Court Rules Civil Rights Act of 1964 Also Protects Employees From Sexual Orientation Discrimination
You don't lose rights when someone else gets them, pal.
Title VII of the Civil Rights Act of 1964 offers workplace protections to employees, banning discrimination based on “race, color, religion, sex, or national origin.” Now, thanks to the Seventh Circuit Court of Appeals in Chicago, those protections are extended to people based on sexual orientation, despite the fact that the law does not explicitly name sexual orientation as a protected identity.
The case at hand involved Kimberly Hively, who argued that she was passed over for a full-time job as a teacher in Indiana because she identifies as a lesbian. Central to the case was actually the word “sex” in Title VII, with lawyers arguing about whether that simply means “male or female” or if it can be expanded to also mean sexual orientation. According to Wavy.com, who shared a report from within the courtroom, there was one particularly telling exchange between the judge and the community college’s attorney (emphasis theirs).
Judge Richard Posner asked the attorney for the community college, John Maley: “Who will be hurt if gays and lesbians have a little more job protection?” When Maley said he couldn’t think of anyone who would be harmed, Posner shot back, “So, what’s the big deal?” Posner also said it was wrong to say a decades-old statute is “frozen” on the day it passed and that courts can never broaden its scope.
Eight out of the 11 judges who reheard the case, including Posner, were appointed by Republican presidents.
It’s kind of funny (of course by funny I mean sad) to think that the attorney seriously can’t think about any possible harm that can come as a result of gay, lesbian, and bisexual people getting just a little more job protection. “So what’s the big deal?” seems to be the question on a lot of people’s minds these days, more so as protections for LGBTQIA people are shrinking overall.
Again, this ruling mostly protects people on the basis of sexual orientation, not necessarily gender identity. Lesbian, gay, bisexual, and queer-identified people are protected thanks to this ruling, but there’s work yet to be done to ensure that trans, intersex, and non-binary folks can also find protection. Unfortunately, those protections aren’t likely to come up, as just recently, Trump cut the legs out from under some Obama-era protections that required federal contractors to follow laws regarding equal pay and safe workplaces.

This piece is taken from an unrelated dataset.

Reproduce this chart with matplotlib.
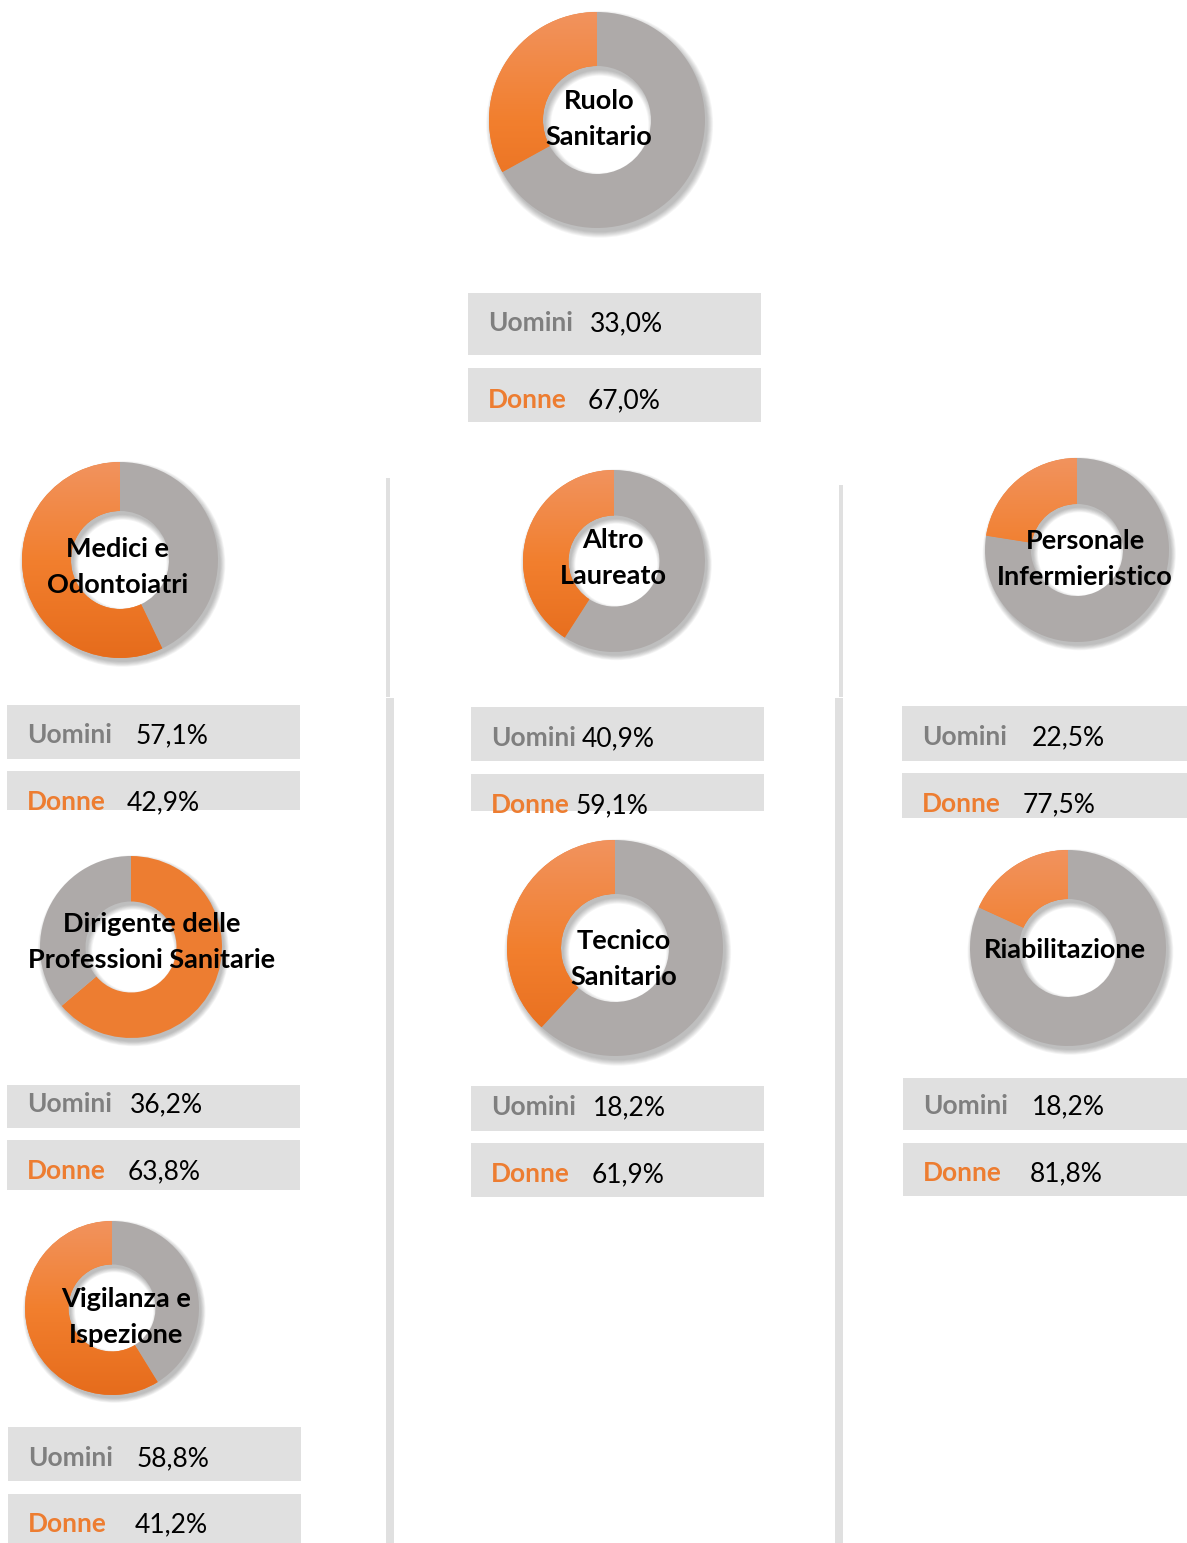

The protections set forth by Obama in the “Fair Pay and Safe Workplace Order” (Executive Order 13673) were explicitly extended to people who also identified as LGBTQ. Along with that, the Census Bureau had pulled back questions previously present on the 2020 census asking people about their sexual orientation and gender identity, effectively signaling that as a whole, the federal government does not want to know anything about the LGBTQIA population in America. If people can’t identify themselves to the government as such—or worse, if they’re made to feel like it’d be dangerous to be out—then that makes it easier for the government to not feel the need to do a damn thing about bolstering equality.
So, this ruling by the Chicago court stands as a pretty solid landmark from which more cases can hopefully rule in favor of expanding protections, as opposed to eliminating them for no apparent reason. It’s a small bit of good news, worth celebrating for sure, but as long as one knows that there’s so much more work to do after this.